Blog
Extract Indian PAN numbers from a document — Python and JavaScript
Finding all PAN numbers in a block of text is a one-liner with the right regex. Here's how, in both Python and JavaScript.
PAN format: 5 uppercase letters, then 4 digits, then 1 letter. Total 10 characters.
Python
import re
PAN_RE = re.compile(r"\b[A-Z]{5}[0-9]{4}[A-Z]\b")
text = """
The contact details are: ABCDE1234F (Rajesh), BNZAA2318J (Priya).
Phone: 9876543210, PAN: PQRST5678U.
"""
pans = PAN_RE.findall(text)
print(pans) # ['ABCDE1234F', 'BNZAA2318J', 'PQRST5678U']
The \b word boundaries prevent matching inside longer strings like "ABCDE1234FGHIJK".
JavaScript
const PAN_RE = /\b[A-Z]{5}[0-9]{4}[A-Z]\b/g;
const text = `The contact details are: ABCDE1234F (Rajesh)...`;
const pans = text.match(PAN_RE);
console.log(pans);
Filter by entity type
The 4th letter of a PAN encodes the holder type:
- P = Individual
- C = Company
- H = HUF (Hindu Undivided Family)
- F = Partnership Firm
- A = AOP (Association of Persons)
- T = Trust
- B = Body of Individuals
- L = Local Authority
- J = Artificial Juridical Person
- G = Government
INDIVIDUAL_PAN = re.compile(r"\b[A-Z]{3}P[A-Z][0-9]{4}[A-Z]\b")
COMPANY_PAN = re.compile(r"\b[A-Z]{3}C[A-Z][0-9]{4}[A-Z]\b")
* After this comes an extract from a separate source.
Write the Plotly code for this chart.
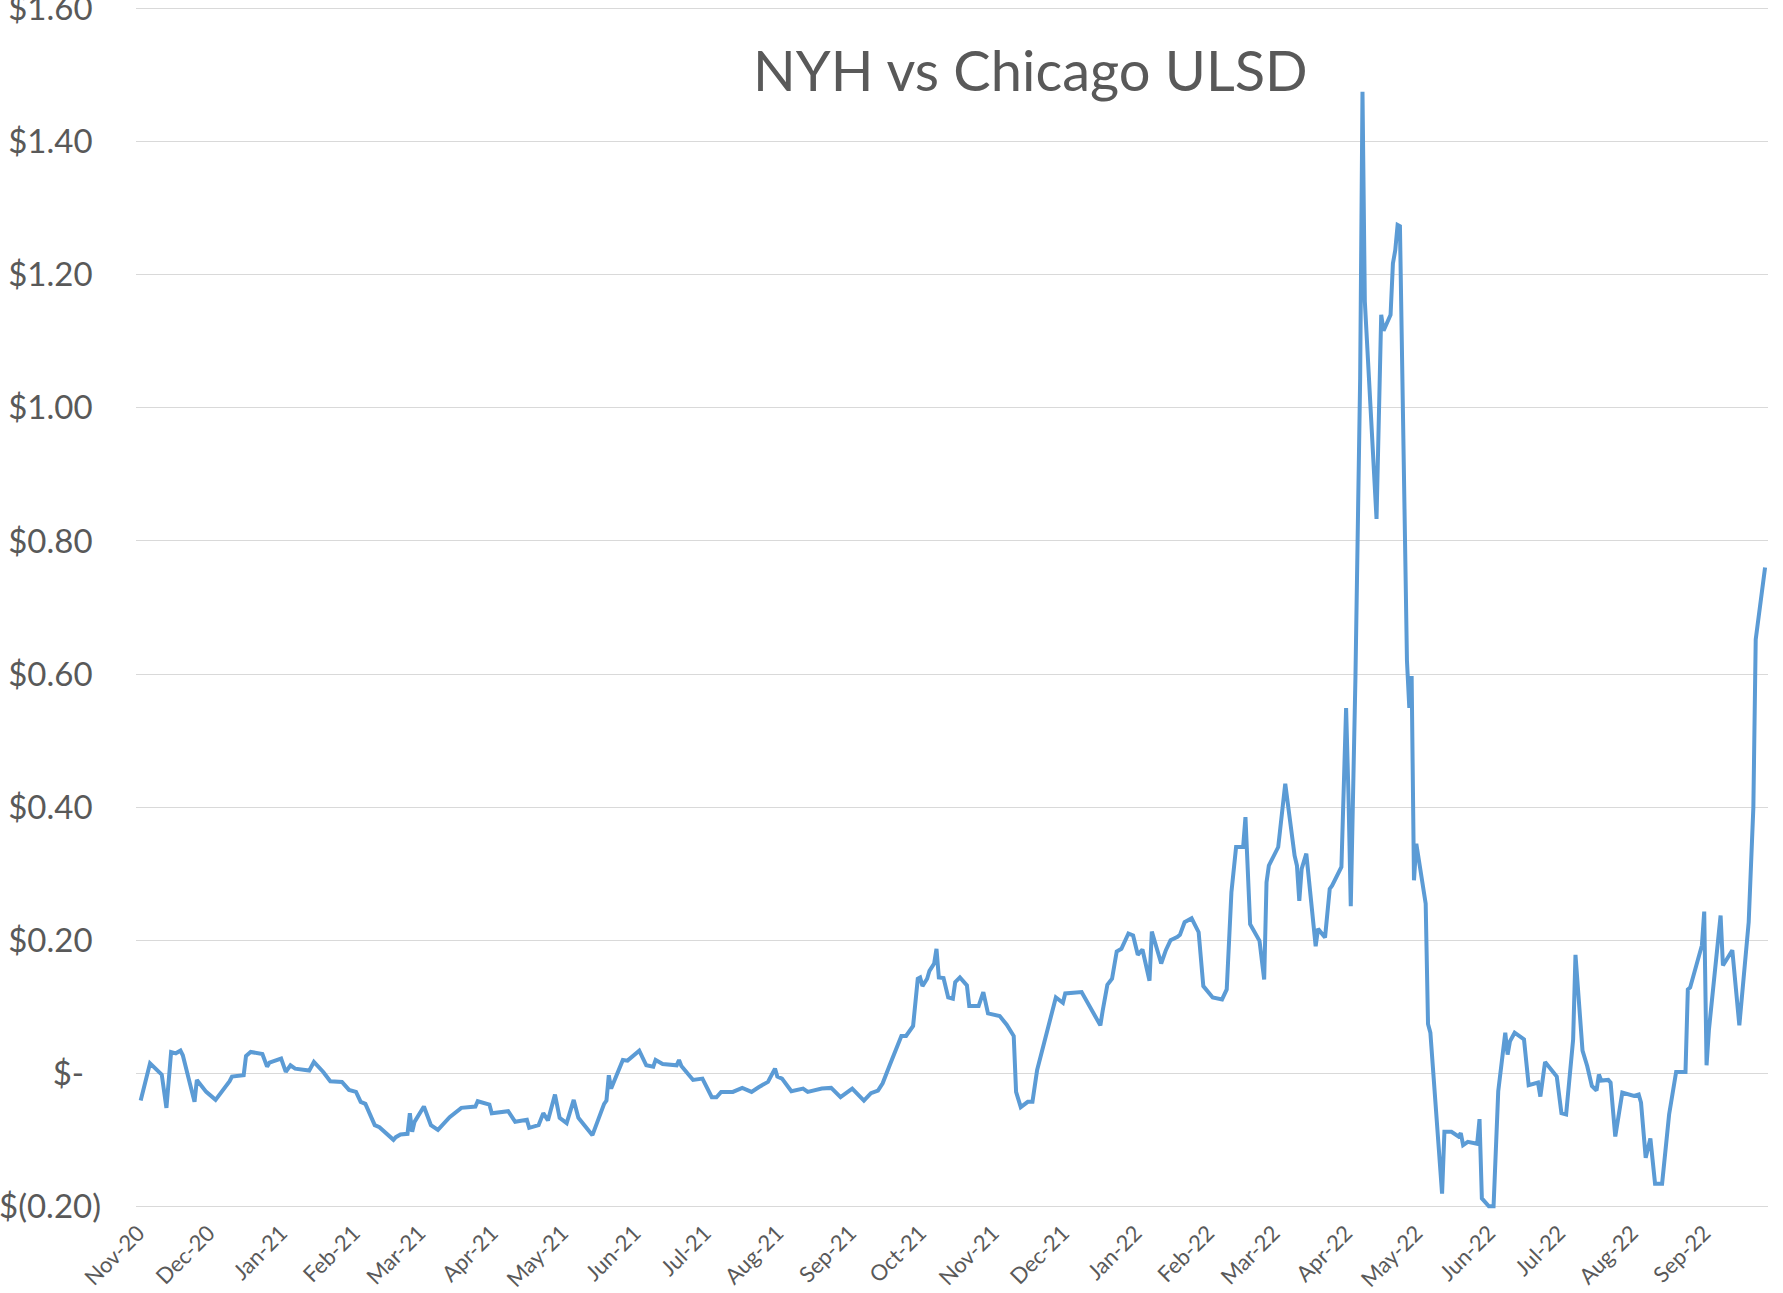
import plotly.graph_objects as go

title_text = "NYH vs Chicago ULSD"

dates = [
    "2020-11-02", "2020-11-06", "2020-11-11", "2020-11-13", "2020-11-15", "2020-11-17", "2020-11-19", "2020-11-20",
    "2020-11-25", "2020-11-26", "2020-11-30", "2020-12-04", "2020-12-10", "2020-12-11", "2020-12-16", "2020-12-17",
    "2020-12-19", "2020-12-24", "2020-12-26", "2020-12-27", "2021-01-01", "2021-01-03", "2021-01-05", "2021-01-07",
    "2021-01-13", "2021-01-15", "2021-01-19", "2021-01-22", "2021-01-27", "2021-01-30", "2021-02-02", "2021-02-04",
    "2021-02-06", "2021-02-10", "2021-02-12", "2021-02-14", "2021-02-18", "2021-02-19", "2021-02-21", "2021-02-24",
    "2021-02-25", "2021-02-26", "2021-02-27", "2021-03-03", "2021-03-06", "2021-03-09", "2021-03-14", "2021-03-19",
    "2021-03-25", "2021-03-26", "2021-03-31", "2021-04-01", "2021-04-08", "2021-04-11", "2021-04-16", "2021-04-17",
    "2021-04-21", "2021-04-23", "2021-04-25", "2021-04-28", "2021-04-30", "2021-05-03", "2021-05-06", "2021-05-08",
    "2021-05-14", "2021-05-19", "2021-05-20", "2021-05-21", "2021-05-22", "2021-05-27", "2021-05-29", "2021-06-03",
    "2021-06-06", "2021-06-09", "2021-06-10", "2021-06-13", "2021-06-19", "2021-06-20", "2021-06-21", "2021-06-26",
    "2021-06-30", "2021-07-04", "2021-07-06", "2021-07-08", "2021-07-13", "2021-07-17", "2021-07-21", "2021-07-24",
    "2021-07-28", "2021-07-31", "2021-08-01", "2021-08-03", "2021-08-07", "2021-08-12", "2021-08-14", "2021-08-20",
    "2021-08-24", "2021-08-28", "2021-09-02", "2021-09-07", "2021-09-10", "2021-09-13", "2021-09-15", "2021-09-18",
    "2021-09-23", "2021-09-25", "2021-09-28", "2021-09-30", "2021-10-01", "2021-10-02", "2021-10-04", "2021-10-05",
    "2021-10-07", "2021-10-08", "2021-10-09", "2021-10-11", "2021-10-13", "2021-10-15", "2021-10-16", "2021-10-18",
    "2021-10-21", "2021-10-22", "2021-10-26", "2021-10-28", "2021-10-30", "2021-11-04", "2021-11-07", "2021-11-10",
    "2021-11-11", "2021-11-13", "2021-11-16", "2021-11-18", "2021-11-20", "2021-11-23", "2021-11-28", "2021-12-01",
    "2021-12-02", "2021-12-09", "2021-12-17", "2021-12-18", "2021-12-20", "2021-12-22", "2021-12-24", "2021-12-26",
    "2021-12-29", "2021-12-31", "2022-01-02", "2022-01-04", "2022-01-07", "2022-01-08", "2022-01-12", "2022-01-14",
    "2022-01-16", "2022-01-19", "2022-01-20", "2022-01-22", "2022-01-25", "2022-01-28", "2022-01-30", "2022-02-03",
    "2022-02-07", "2022-02-09", "2022-02-11", "2022-02-13", "2022-02-16", "2022-02-17", "2022-02-19", "2022-02-23",
    "2022-02-25", "2022-02-26", "2022-02-27", "2022-03-03", "2022-03-04", "2022-03-06", "2022-03-10", "2022-03-11",
    "2022-03-12", "2022-03-13", "2022-03-15", "2022-03-19", "2022-03-20", "2022-03-23", "2022-03-25", "2022-03-26",
    "2022-03-30", "2022-04-01", "2022-04-02", "2022-04-03", "2022-04-05", "2022-04-07", "2022-04-08", "2022-04-09",
    "2022-04-14", "2022-04-16", "2022-04-17", "2022-04-20", "2022-04-21", "2022-04-22", "2022-04-23", "2022-04-24",
    "2022-04-27", "2022-04-28", "2022-04-29", "2022-04-30", "2022-05-01", "2022-05-05", "2022-05-06", "2022-05-07",
    "2022-05-12", "2022-05-13", "2022-05-16", "2022-05-19", "2022-05-20", "2022-05-21", "2022-05-23", "2022-05-27",
    "2022-05-28", "2022-05-29", "2022-06-01", "2022-06-03", "2022-06-05", "2022-06-08", "2022-06-09", "2022-06-10",
    "2022-06-12", "2022-06-16", "2022-06-18", "2022-06-22", "2022-06-23", "2022-06-25", "2022-06-30", "2022-07-02",
    "2022-07-04", "2022-07-07", "2022-07-08", "2022-07-11", "2022-07-13", "2022-07-15", "2022-07-17", "2022-07-18",
    "2022-07-19", "2022-07-22", "2022-07-23", "2022-07-25", "2022-07-28", "2022-07-31", "2022-08-02", "2022-08-04",
    "2022-08-05", "2022-08-07", "2022-08-09", "2022-08-11", "2022-08-14", "2022-08-17", "2022-08-20", "2022-08-24",
    "2022-08-25", "2022-08-26", "2022-08-31", "2022-09-01", "2022-09-02", "2022-09-03", "2022-09-08", "2022-09-09",
    "2022-09-13", "2022-09-16", "2022-09-20", "2022-09-22", "2022-09-23", "2022-09-27",
]

spread = [
    -0.041, 0.015, -0.002, -0.052, 0.032, 0.030, 0.034, 0.027,
    -0.043, -0.010, -0.028, -0.040, -0.012, -0.005, -0.003, 0.026,
    0.032, 0.029, 0.010, 0.016, 0.022, 0.002, 0.012, 0.007,
    0.004, 0.017, 0.002, -0.012, -0.013, -0.025, -0.028, -0.043,
    -0.046, -0.078, -0.081, -0.087, -0.100, -0.096, -0.092, -0.091,
    -0.060, -0.088, -0.073, -0.050, -0.078, -0.085, -0.066, -0.052,
    -0.050, -0.042, -0.047, -0.060, -0.057, -0.073, -0.070, -0.082,
    -0.078, -0.060, -0.071, -0.032, -0.067, -0.075, -0.040, -0.067,
    -0.093, -0.046, -0.041, -0.003, -0.023, 0.020, 0.019, 0.034,
    0.012, 0.010, 0.020, 0.014, 0.012, 0.020, 0.011, -0.010,
    -0.008, -0.036, -0.036, -0.028, -0.028, -0.022, -0.028, -0.021,
    -0.013, 0.007, -0.005, -0.008, -0.027, -0.023, -0.028, -0.023,
    -0.022, -0.036, -0.023, -0.041, -0.030, -0.026, -0.015, 0.012,
    0.056, 0.056, 0.071, 0.142, 0.144, 0.131, 0.142, 0.154,
    0.165, 0.187, 0.144, 0.143, 0.114, 0.112, 0.137, 0.144,
    0.132, 0.101, 0.101, 0.122, 0.090, 0.086, 0.073, 0.056,
    -0.028, -0.051, -0.043, -0.043, 0.005, 0.046, 0.114, 0.106,
    0.120, 0.122, 0.072, 0.094, 0.133, 0.142, 0.183, 0.187,
    0.210, 0.207, 0.178, 0.186, 0.139, 0.213, 0.165, 0.185,
    0.200, 0.205, 0.208, 0.227, 0.233, 0.212, 0.131, 0.114,
    0.111, 0.126, 0.272, 0.340, 0.340, 0.385, 0.224, 0.199,
    0.141, 0.287, 0.312, 0.340, 0.372, 0.435, 0.327, 0.312,
    0.259, 0.307, 0.330, 0.191, 0.217, 0.204, 0.277, 0.282,
    0.310, 0.549, 0.420, 0.251, 0.597, 1.044, 1.475, 1.160,
    0.833, 1.140, 1.116, 1.140, 1.217, 1.237, 1.275, 1.273,
    0.620, 0.549, 0.597, 0.290, 0.345, 0.255, 0.074, 0.061,
    -0.181, -0.088, -0.088, -0.095, -0.090, -0.108, -0.103, -0.106,
    -0.069, -0.188, -0.200, -0.200, -0.027, 0.061, 0.028, 0.048,
    0.061, 0.051, -0.018, -0.014, -0.035, 0.017, -0.005, -0.060,
    -0.062, 0.051, 0.178, 0.034, 0.011, -0.019, -0.026, -0.002,
    -0.011, -0.010, -0.014, -0.095, -0.029, -0.032, -0.034, -0.032,
    -0.044, -0.127, -0.098, -0.166, -0.166, -0.062, 0.002, 0.002,
    0.126, 0.129, 0.192, 0.243, 0.012, 0.065, 0.237, 0.162,
    0.185, 0.072, 0.227, 0.400, 0.652, 0.760,
]

y_tick_values = [-0.2, 0.0, 0.2, 0.4, 0.6, 0.8, 1.0, 1.2, 1.4, 1.6]
y_tick_labels = ["$(0.20)", "$-\u00a0\u00a0", "$0.20\u00a0", "$0.40\u00a0", "$0.60\u00a0",
                 "$0.80\u00a0", "$1.00\u00a0", "$1.20\u00a0", "$1.40\u00a0", "$1.60\u00a0"]

FONT = "Lato"
GREY = "#595959"

fig = go.Figure()
fig.add_trace(go.Scatter(
    x=dates, y=spread, mode="lines",
    line=dict(color="#5B9BD5", width=4),
    showlegend=False,
))

fig.update_layout(
    width=1783, height=1293,
    margin=dict(l=136, r=15, t=6, b=84),
    paper_bgcolor="white", plot_bgcolor="white",
    font=dict(family=FONT, color=GREY),
    annotations=[dict(
        text=title_text, xref="paper", yref="paper", x=0.548, y=0.947,
        xanchor="center", yanchor="middle", showarrow=False,
        font=dict(family=FONT, size=56, color=GREY),
    )],
)

fig.update_xaxes(
    type="date",
    range=["2020-10-31", "2022-09-28 06:00"],
    tick0="2020-11-01", dtick="M1", tickformat="%b-%y",
    tickangle=-45,
    tickfont=dict(family=FONT, size=22, color=GREY),
    showgrid=False, showline=False, zeroline=False, ticks="",
    ticklabelstandoff=6,
    ticklabeloverflow="allow",
    automargin=False,
)

fig.update_yaxes(
    range=[-0.204, 1.604],
    tickvals=y_tick_values, ticktext=y_tick_labels,
    tickfont=dict(family=FONT, size=33, color=GREY),
    showgrid=True, gridcolor="#D9D9D9", gridwidth=1.3,
    zeroline=False, showline=False, ticks="",
    ticklabelstandoff=34,
    ticklabeloverflow="allow",
    automargin=False,
)

fig.write_html("out.html", post_script="document.body.style.margin='0';",
               config={"displayModeBar": False})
Useful when you want to extract only individuals or only companies from a mixed corpus.
Caveats
Regex confirms the format only. To verify a PAN is real, you'd need to call the Income Tax Department's PAN verification API. But for log-mining and document parsing, regex is enough.